There are competing theories on how, assuming an imperfect supply both of resources and assets, to best build a team. For instance, construct a roster with stars and scrubs or pursue a more balanced approach? Chicago White Sox general manager Rich Hahn — and, I believe, most general managers — are entrenched in the balanced-approach camp.
Hahn has generally been praised this offseason as he’s embarked on a rebuild project, and deservedly so. He added the game’s No. 2 overall prospect according to Baseball America and MLB.com, in Yoan Moncada and three potential impact arms in Lucas Giolito, Michael Kopech and Reynaldo Lopez in trades that sent Chris Sale to the Red Sox and Adam Eaton to the Nationals.
In making those deals, Hahn traded two players on team-friendly deals, in their primes, who accounted for nearly 40% of the team’s total WAR production last season.

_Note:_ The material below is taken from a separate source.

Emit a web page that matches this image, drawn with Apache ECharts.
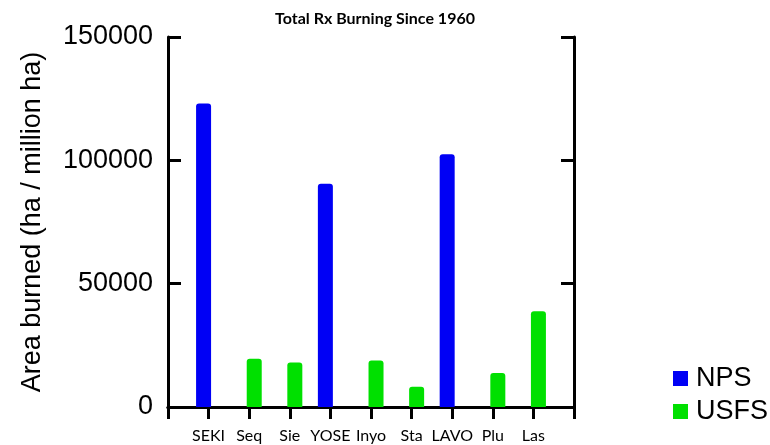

Hahn hopes that, in return, the trades yield the core of a team that enjoys a greater breadth of talent. Said Hahn recently to MLB.com:
“The last few years we’ve had a very top-heavy roster and the reason we haven’t won had nothing to do with the quality players at the top end of that roster,” Hahn said. “When the time comes that we are in a position to contend again, we are going to be approaching that with ideally a much deeper, more thoroughly balanced roster than what we had. It had to do with what was going on with not just one through 25, but one through 35 or 40. So now as we approach this, we have to build that organizational quality depth, not just insurance policies, but real high-caliber depth.”
The end is perhaps not quite yet here for the stars-and-scubs approach. The Angels have Mike Trout and everybody else and hope to contend with that arrangement. The Marlins have Giancarlo Stanton and Christian Yelich but one of the game’s thinnest farm systems.